The dedication address that most explicitly linked the cemetery to the promotion of constitutional and religious values was Amory Dwight Mayo’s 1858 address at Green Hill Cemetery in Amsterdam, northwest of Albany in the Hudson River Valley. Mayo provided a detailed sense of the connections of the cemetery to the United States as a nation and to constitutionalism. At the cemetery, it was easy to recall how much civilization had progressed in the generations since the beginning of the eighteenth century. The land was no longer inhabited by Native Americans (who were buried with their faces “turned to the east, in prophetic foresight of the coming civilization”). Through “patient fortitude” the valley’s settlers had “subdued the wilderness” and with “patriotic devotion saved” the valley “for the heritage of freemen.” Mayo then looked to the future to “behold in vision the scene that shall gladden the eyes of your descendants a century and a half from today.” Mayo predicted those far-off generations would find “a garden valley more enchanting that any Eden of the past, peopled by a race that in power and opportunity shall surpass our largest prophecy.” The cemetery was the best act citizens of the town had ever undertaken, which promised to grow in beauty over the generations and appeal “to the holiest and calmest sentiments of our being, through the spectacle of enchanting natural scenery, and the associations of the beloved on earth....”

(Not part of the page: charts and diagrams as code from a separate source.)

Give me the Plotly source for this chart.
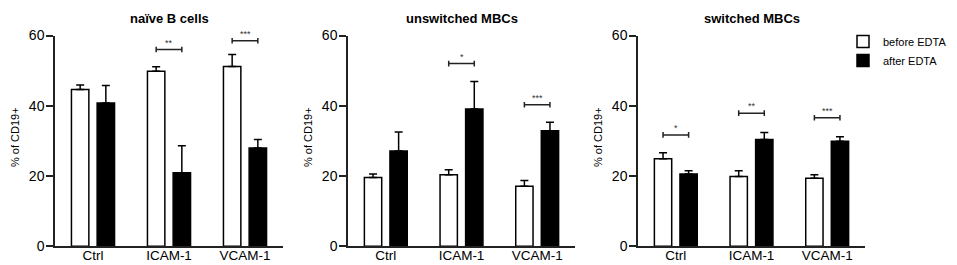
import plotly.graph_objects as go

categories = ["Ctrl", "ICAM-1", "VCAM-1"]
panel_titles = ["naïve B cells", "unswitched MBCs", "switched MBCs"]
series_names = ["before EDTA", "after EDTA"]
y_title = "% of CD19+"
y_ticks = [0, 20, 40, 60]

naive_before = [44.6, 49.8, 51.2]
naive_before_err = [1.3, 1.3, 3.4]
naive_after = [40.8, 20.9, 28.0]
naive_after_err = [5.0, 7.7, 2.4]

unsw_before = [19.6, 20.4, 17.1]
unsw_before_err = [1.0, 1.4, 1.6]
unsw_after = [27.1, 39.1, 32.9]
unsw_after_err = [5.4, 7.8, 2.4]

sw_before = [24.9, 19.9, 19.4]
sw_before_err = [1.7, 1.6, 1.0]
sw_after = [20.6, 30.4, 29.9]
sw_after_err = [0.9, 2.0, 1.3]

naive_sig_cat = [1, 2]
naive_sig_y = [56.0, 58.5]
naive_sig_txt = ["**", "***"]

unsw_sig_cat = [1, 2]
unsw_sig_y = [52.0, 40.3]
unsw_sig_txt = ["*", "***"]

sw_sig_cat = [0, 1, 2]
sw_sig_y = [31.7, 37.9, 36.6]
sw_sig_txt = ["*", "**", "***"]

panels = [
    (naive_before, naive_before_err, naive_after, naive_after_err,
     naive_sig_cat, naive_sig_y, naive_sig_txt),
    (unsw_before, unsw_before_err, unsw_after, unsw_after_err,
     unsw_sig_cat, unsw_sig_y, unsw_sig_txt),
    (sw_before, sw_before_err, sw_after, sw_after_err,
     sw_sig_cat, sw_sig_y, sw_sig_txt),
]

W, H = 957, 265
x_px = [(47, 275), (340, 567), (630, 857)]
y_bottom_px, y_top_px = 238.3, 27.5
FONT = "Liberation Sans, Arial, sans-serif"

bar_w = 0.229
half_sep = 0.169
positions = list(range(len(categories)))

fig = go.Figure()
layout_axes = {}
for i, (bef, bef_e, aft, aft_e, s_cat, s_y, s_txt) in enumerate(panels):
    n = "" if i == 0 else str(i + 1)
    xa, ya = "x" + n, "y" + n
    fig.add_trace(go.Bar(
        x=positions, y=bef, name=series_names[0], legendgroup="b",
        showlegend=(i == 2), width=bar_w, offset=-half_sep - bar_w / 2,
        marker=dict(color="white", line=dict(color="black", width=1.5)),
        error_y=dict(type="data", array=bef_e, arrayminus=[0] * len(bef_e),
                     symmetric=False, color="black", thickness=1.5, width=4),
        xaxis=xa, yaxis=ya,
    ))
    fig.add_trace(go.Bar(
        x=positions, y=aft, name=series_names[1], legendgroup="a",
        showlegend=(i == 2), width=bar_w, offset=half_sep - bar_w / 2,
        marker=dict(color="black", line=dict(color="black", width=1.5)),
        error_y=dict(type="data", array=aft_e, arrayminus=[0] * len(aft_e),
                     symmetric=False, color="black", thickness=1.5, width=4),
        xaxis=xa, yaxis=ya,
    ))
    x0, x1 = x_px[i]
    layout_axes["xaxis" + n] = dict(
        domain=[x0 / W, x1 / W], range=[-0.5, 2.5], anchor=ya,
        tickmode="array", tickvals=positions, ticktext=categories,
        showline=True, linecolor="#222", linewidth=1.5, ticks="",
        ticklabelstandoff=-4,
        showgrid=False, zeroline=False, automargin=False,
        tickfont=dict(family=FONT, size=13.5, color="black"),
        fixedrange=True,
    )
    layout_axes["yaxis" + n] = dict(
        domain=[(H - y_bottom_px) / H, (H - y_top_px) / H], range=[0, 60],
        anchor=xa, tickmode="array", tickvals=y_ticks,
        showline=True, linecolor="#222", linewidth=1.5,
        ticks="outside", ticklen=7, tickwidth=1.5, tickcolor="#222",
        ticklabelstandoff=-1,
        showgrid=False, zeroline=False, automargin=False,
        tickfont=dict(family=FONT, size=14, color="black"),
        fixedrange=True,
    )
    # y-axis title
    fig.add_annotation(
        text=y_title, xref="paper", yref="paper", textangle=-90,
        x=(x0 - 40) / W, y=(H - 129) / H, xanchor="center", yanchor="middle",
        showarrow=False, font=dict(family=FONT, size=11, color="black"),
    )
    # panel title
    fig.add_annotation(
        text="<b>%s</b>" % panel_titles[i], xref="paper", yref="paper",
        x=(x0 + x1) / 2 / W, y=(H - 11) / H, xanchor="center", yanchor="middle",
        showarrow=False, font=dict(family=FONT, size=13, color="black"),
    )
    # significance brackets
    for c, yv, t in zip(s_cat, s_y, s_txt):
        xl, xr = positions[c] - half_sep, positions[c] + half_sep
        fig.add_shape(type="line", xref=xa, yref=ya, x0=xl, x1=xr, y0=yv, y1=yv,
                      line=dict(color="#222", width=1.5))
        for xe in (xl, xr):
            fig.add_shape(type="line", xref=xa, yref=ya, x0=xe, x1=xe,
                          y0=yv - 0.8, y1=yv + 0.8, line=dict(color="#222", width=1.5))
        fig.add_annotation(text=t, xref=xa, yref=ya, x=positions[c], y=yv,
                           xanchor="center", yanchor="bottom", yshift=0,
                           showarrow=False,
                           font=dict(family=FONT, size=9, color="#333"))

fig.update_layout(
    width=W, height=H, margin=dict(l=0, r=0, t=0, b=0),
    plot_bgcolor="white", paper_bgcolor="white",
    barmode="overlay", showlegend=True,
    legend=dict(x=835 / W, y=(H - 19) / H, xanchor="left", yanchor="top",
                font=dict(family=FONT, size=11, color="black"),
                bgcolor="rgba(0,0,0,0)", tracegroupgap=0),
    **layout_axes,
)

fig.write_html("out.html")
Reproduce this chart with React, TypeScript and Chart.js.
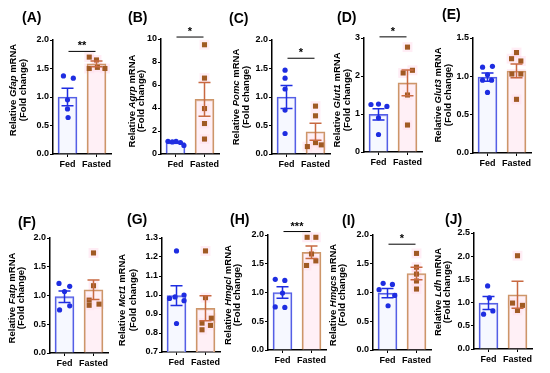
import React, { useEffect, useRef } from 'react';
import { Chart, registerables } from 'chart.js';

Chart.register(...registerables);

const categories = ['Fed', 'Fasted'];
const panelLetters = ['(A)', '(B)', '(C)', '(D)', '(E)', '(F)', '(G)', '(H)', '(I)', '(J)'];
const genes = ['Gfap', 'Agrp', 'Pomc', 'Glut1', 'Glut3', 'Fatp', 'Mct1', 'Hmgcl', 'Hmgcs', 'Ldh'];

const fedMeans = [1.0, 1.0, 1.0, 0.99, 0.99, 0.98, 0.997, 1.0, 0.99, 0.99];
const fedSem = [0.155, 0.06, 0.2, 0.15, 0.055, 0.1, 0.052, 0.1, 0.08, 0.14];
const fastedMeans = [1.58, 4.75, 0.39, 1.82, 1.07, 1.1, 0.93, 1.7, 1.33, 1.17];
const fastedSem = [0.05, 1.47, 0.15, 0.34, 0.09, 0.17, 0.066, 0.11, 0.11, 0.29];

const fedValues = [
  [1.37, 1.33, 0.95, 0.79, 0.64],
  [1.1, 1.05, 1.1, 1.0, 0.75],
  [1.47, 1.33, 1.14, 0.77, 0.36],
  [1.25, 1.26, 1.2, 0.9, 0.46],
  [1.12, 1.13, 1.02, 0.95, 0.95, 0.79],
  [1.21, 1.16, 1.07, 0.82, 0.75],
  [1.232, 0.982, 0.99, 1.0, 0.97, 0.85],
  [1.23, 1.21, 0.99, 0.75, 0.74],
  [1.16, 1.14, 1.05, 0.95, 0.77],
  [1.36, 1.1, 0.75, 0.82],
];
const fedJitter = [
  [-0.14, 0.2, 0, 0, 0.02],
  [-0.26, -0.11, 0.02, 0.17, 0.29],
  [-0.05, -0.05, -0.05, -0.05, -0.05],
  [-0.26, 0, 0.29, 0, 0],
  [-0.17, 0.17, 0, -0.17, 0.14, 0],
  [-0.19, 0.18, 0, 0.18, -0.17],
  [0, -0.24, -0.05, 0.26, 0.26, 0],
  [-0.25, 0.08, 0, -0.25, 0.08],
  [-0.15, 0.17, -0.29, 0.25, 0.02],
  [-0.03, 0.03, -0.17, 0.15],
];
const fastedValues = [
  [1.7, 1.65, 1.5, 1.52, 1.5],
  [9.5, 6.6, 3.95, 2.65, 1.3],
  [0.84, 0.67, 0.13, 0.2, 0.16],
  [2.76, 2.08, 2.15, 1.5, 0.71],
  [1.31, 1.23, 1.2, 1.03, 1.03, 0.7],
  [1.74, 1.17, 0.92, 0.83, 0.85],
  [1.232, 0.986, 0.878, 0.852, 0.84, 0.817],
  [1.96, 1.96, 1.67, 1.47, 1.55],
  [1.68, 1.44, 1.32, 1.2, 1.06],
  [2.01, 0.99, 0.94, 0.83],
];
const fastedJitter = [
  [-0.25, 0, -0.25, 0.03, 0.29],
  [0, 0, 0, 0, 0],
  [0, 0, -0.28, 0, 0.2],
  [0, -0.15, 0.17, 0, 0],
  [0, -0.17, 0.15, -0.16, 0.15, 0],
  [0, 0, -0.15, -0.15, 0.19],
  [0, 0, 0.2, -0.12, 0.17, -0.12],
  [-0.15, 0.15, 0, -0.17, 0.15],
  [0, 0, 0, 0, 0],
  [0, -0.17, 0.17, 0],
];

const yMins = [0, 0, 0, 0, 0, 0, 0.7, 0, 0, 0];
const yMaxs = [2, 10, 2, 3, 1.5, 2, 1.3, 2, 2, 2.5];
const ySteps = [0.5, 2, 0.5, 1, 0.5, 0.5, 0.1, 0.5, 0.5, 0.5];
const tickDecimals = [1, 0, 1, 0, 1, 1, 1, 1, 1, 1];
const sigLabels = ['**', '*', '*', '*', '', '', '', '***', '*', ''];
const sigLevels = [1.8, 10.17, 1.68, 3.03, null, null, null, 2.06, 1.84, null];

// layout (absolute page pixels)
type Lay = { x0: number; x1: number; y0: number; y1: number; ax: number; top: number; zero: number; lx: number; ly: number; t1: number; t2: number; tc: number };
const layouts: Lay[] = [
  { x0: 0, x1: 112, y0: 0, y1: 180, ax: 53, top: 40, zero: 154, lx: 22, ly: 18, t1: 13, t2: 23, tc: 90 },
  { x0: 112, x1: 220, y0: 0, y1: 180, ax: 161, top: 39, zero: 154, lx: 128, ly: 18, t1: 132, t2: 141, tc: 101 },
  { x0: 220, x1: 332, y0: 0, y1: 180, ax: 272, top: 40, zero: 154, lx: 229, ly: 19, t1: 236, t2: 246, tc: 97 },
  { x0: 332, x1: 430, y0: 0, y1: 180, ax: 364, top: 38, zero: 152, lx: 337, ly: 18, t1: 337, t2: 347, tc: 100 },
  { x0: 430, x1: 550, y0: 0, y1: 180, ax: 473, top: 38, zero: 153, lx: 442, ly: 15, t1: 438, t2: 448, tc: 95 },
  { x0: 0, x1: 112, y0: 180, y1: 373, ax: 50, top: 238, zero: 353, lx: 18, ly: 223, t1: 12, t2: 21, tc: 298 },
  { x0: 112, x1: 221, y0: 180, y1: 373, ax: 162, top: 238, zero: 352, lx: 127, ly: 220, t1: 122, t2: 133, tc: 300 },
  { x0: 221, x1: 328, y0: 180, y1: 373, ax: 268, top: 235, zero: 350, lx: 230, ly: 220, t1: 228, t2: 237, tc: 295 },
  { x0: 328, x1: 434, y0: 180, y1: 373, ax: 373, top: 235, zero: 350, lx: 342, ly: 221, t1: 333, t2: 342, tc: 295 },
  { x0: 434, x1: 550, y0: 180, y1: 373, ax: 474, top: 233, zero: 349, lx: 445, ly: 220, t1: 438, t2: 447, tc: 292 },
];

const FAMILY = 'Arial, "Liberation Sans", Helvetica, sans-serif';
const PLOT_W = 58;
const X_AXIS_H = 20;
const FED_POINT = 'rgb(30,45,225)';
const FED_LINE = 'rgb(85,95,230)';
const FAST_POINT = 'rgb(160,90,35)';
const FAST_LINE = 'rgb(205,150,105)';
const FAST_ERR = 'rgb(200,105,65)';

function makeDecor(i: number) {
  const L = layouts[i];
  return {
    id: 'decor' + i,
    afterDatasetsDraw(chart: any) {
      const ctx = chart.ctx;
      const xs = chart.scales.x;
      const ys = chart.scales.y;
      const means = [fedMeans[i], fastedMeans[i]];
      const sems = [fedSem[i], fastedSem[i]];
      const cols = [FED_POINT, FAST_ERR];
      ctx.save();
      for (let k = 0; k < 2; k++) {
        const cx = xs.getPixelForValue(k);
        const yt = ys.getPixelForValue(means[k] + sems[k]);
        const yb = ys.getPixelForValue(means[k] - sems[k]);
        ctx.strokeStyle = cols[k];
        ctx.lineWidth = 1.5;
        ctx.beginPath();
        ctx.moveTo(cx, yt);
        ctx.lineTo(cx, yb);
        ctx.moveTo(cx - 6, yt);
        ctx.lineTo(cx + 6, yt);
        ctx.moveTo(cx - 6, yb);
        ctx.lineTo(cx + 6, yb);
        ctx.stroke();
      }
      ctx.restore();
    },
    afterDraw(chart: any) {
      const ctx = chart.ctx;
      const xs = chart.scales.x;
      const ys = chart.scales.y;
      ctx.save();
      ctx.fillStyle = '#000';
      // panel label
      ctx.font = `bold 14px ${FAMILY}`;
      ctx.textAlign = 'left';
      ctx.textBaseline = 'middle';
      ctx.fillText(panelLetters[i], L.lx - L.x0, L.ly - L.y0);
      // significance
      const lvl = sigLevels[i];
      if (lvl !== null && sigLabels[i]) {
        const yy = ys.getPixelForValue(lvl);
        const xa = xs.getPixelForValue(0) + 1;
        const xb = xs.getPixelForValue(1) - 1;
        ctx.strokeStyle = '#000';
        ctx.lineWidth = 1;
        ctx.beginPath();
        ctx.moveTo(xa, yy);
        ctx.lineTo(xb, yy);
        ctx.stroke();
        ctx.font = `bold 11px ${FAMILY}`;
        ctx.textAlign = 'center';
        ctx.textBaseline = 'alphabetic';
        ctx.fillText(sigLabels[i], (xa + xb) / 2, yy - 2);
      }
      // y title
      const fs = 9.5;
      const bold = `bold ${fs}px ${FAMILY}`;
      const ital = `italic bold ${fs}px ${FAMILY}`;
      const parts: [string, string][] = [['Relative ', bold], [genes[i], ital], [' mRNA', bold]];
      let total = 0;
      for (const [t, f] of parts) { ctx.font = f; total += ctx.measureText(t).width; }
      ctx.translate(L.t1 - L.x0, L.tc - L.y0);
      ctx.rotate(-Math.PI / 2);
      ctx.textBaseline = 'middle';
      ctx.textAlign = 'left';
      let px = -total / 2;
      for (const [t, f] of parts) { ctx.font = f; ctx.fillText(t, px, 0); px += ctx.measureText(t).width; }
      ctx.setTransform(1, 0, 0, 1, 0, 0);
      ctx.translate(L.t2 - L.x0, L.tc - L.y0);
      ctx.rotate(-Math.PI / 2);
      ctx.font = bold;
      ctx.textAlign = 'center';
      ctx.fillText('(Fold change)', 0, 0);
      ctx.restore();
    },
  };
}

function Panel({ i }: { i: number }) {
  const ref = useRef<HTMLCanvasElement | null>(null);
  const L = layouts[i];
  const w = L.x1 - L.x0;
  const h = L.y1 - L.y0;
  useEffect(() => {
    if (!ref.current) return;
    const fedPts = fedValues[i].map((v, k) => ({ x: 0 + fedJitter[i][k], y: v }));
    const fastPts = fastedValues[i].map((v, k) => ({ x: 1 + fastedJitter[i][k], y: v }));
    const tickFont = { family: FAMILY, size: 9, weight: 'bold' as const };
    const chart = new Chart(ref.current, {
      type: 'bar',
      data: {
        labels: categories,
        datasets: [
          {
            type: 'scatter', xAxisID: 'xs', yAxisID: 'y', data: fastPts, order: 5,
            pointStyle: 'rect', pointRadius: 7, backgroundColor: 'rgba(255,185,215,0.25)', borderWidth: 0, clip: false,
          } as any,
          {
            type: 'bar', xAxisID: 'x', yAxisID: 'y', data: [fedMeans[i], fastedMeans[i]], order: 4, grouped: false,
            backgroundColor: ['rgba(240,244,255,0.6)', 'rgba(255,228,238,0.55)'],
            borderColor: [FED_LINE, FAST_LINE], borderWidth: 1.5, barThickness: 19,
          } as any,
          {
            type: 'scatter', xAxisID: 'xs', yAxisID: 'y', data: fedPts, order: 1,
            pointStyle: 'circle', pointRadius: 2.6, backgroundColor: FED_POINT, borderColor: FED_POINT, borderWidth: 0, clip: false,
          } as any,
          {
            type: 'scatter', xAxisID: 'xs', yAxisID: 'y', data: fastPts, order: 1,
            pointStyle: 'rect', pointRadius: 3.6, backgroundColor: FAST_POINT, borderColor: FAST_POINT, borderWidth: 0, clip: false,
          } as any,
        ],
      },
      options: {
        animation: false,
        responsive: false,
        devicePixelRatio: 1,
        events: [],
        plugins: { legend: { display: false }, tooltip: { enabled: false }, title: { display: false } },
        layout: {
          autoPadding: false,
          padding: {
            left: 0,
            top: L.top - L.y0,
            right: L.x1 - (L.ax + PLOT_W),
            bottom: L.y1 - L.zero - X_AXIS_H,
          },
        },
        scales: {
          x: {
            type: 'category',
            offset: true,
            grid: { offset: false, drawOnChartArea: false, drawTicks: true, tickLength: 3, color: '#000', lineWidth: 1 },
            border: { display: true, color: '#000', width: 1.5 },
            ticks: { font: { family: FAMILY, size: 9, weight: 'bold' }, color: '#000', padding: 2, maxRotation: 0, minRotation: 0, autoSkip: false },
            afterFit: (s: any) => { s.height = X_AXIS_H; s.paddingLeft = 0; s.paddingRight = 0; s.paddingTop = 0; s.paddingBottom = 0; },
          },
          xs: { type: 'linear', axis: 'x', display: false, offset: false, grid: { offset: false }, min: -0.5, max: 1.5 },
          y: {
            type: 'linear',
            min: yMins[i],
            max: yMaxs[i],
            ticks: {
              stepSize: ySteps[i],
              font: tickFont,
              color: '#000',
              padding: 1,
              callback: (v: any) => Number(v).toFixed(tickDecimals[i]),
            },
            grid: { drawOnChartArea: false, drawTicks: true, tickLength: 3, color: '#000', lineWidth: 1 },
            border: { display: true, color: '#000', width: 1.5 },
            afterFit: (s: any) => { s.width = L.ax - L.x0; s.paddingLeft = 0; s.paddingRight = 0; s.paddingTop = 0; s.paddingBottom = 0; },
          },
        },
      } as any,
      plugins: [makeDecor(i)],
    });
    return () => chart.destroy();
  }, [i]);
  return (
    <canvas
      ref={ref}
      width={w}
      height={h}
      style={{ position: 'absolute', left: L.x0, top: L.y0, width: w, height: h, display: 'block' }}
    />
  );
}

export default function App() {
  return (
    <div style={{ position: 'fixed', left: 0, top: 0, width: 550, height: 373, background: '#fff', overflow: 'hidden' }}>
      {layouts.map((_, i) => (
        <Panel key={i} i={i} />
      ))}
    </div>
  );
}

Mayo explained that the cemetery was part of establishing the principles of democracy and republicanism because it brought people together in death. The cemetery was – again – a symbol of republicanism and a creator of it:
All things are tending, at least in the more advanced portions of our country, to a broad and pure republicanism, founded on the Christian law of love; and what emblem can be more significant of this happy tendency than the American Cemetery, constructed by the money, taste and sentiment of the whole people; containing the dust of the earliest generations removed thither with pious care; receiving the body of every citizen when his earthly work is done, and he steps down from his little eminence of worldly distinction, to mingle with the great democracy of death.
Mayo’s praise for the cemetery was extreme – it was, like American society in general, “a powerful aid in teaching the people the Christian view of life and death; as a perpetual preacher on the relations of those who live in this world, and in the world of souls." For Mayo, the cemetery was an important piece part of a larger mission of what he called “a true Christian civilization.” All of that was made possible because of the charitable corporation.
While corporations and other forms of property have been subject to regulation throughout our history -- as Bill Novak has demonstrated -- a related principle is that corporations have often been seen as working in conjunction with the state to promote civic values, including religious sentiments. This is yet another lesson of the obscure and often overlooked cemetery dedication addresses that preceded Lincoln's Gettysburg address.
I have substantially more detail about this in my paper on the constitutional significance of pre-Civil War cemeteries, "The Road to the Gettysburg Address," which appeared in the Florida State University Law Review.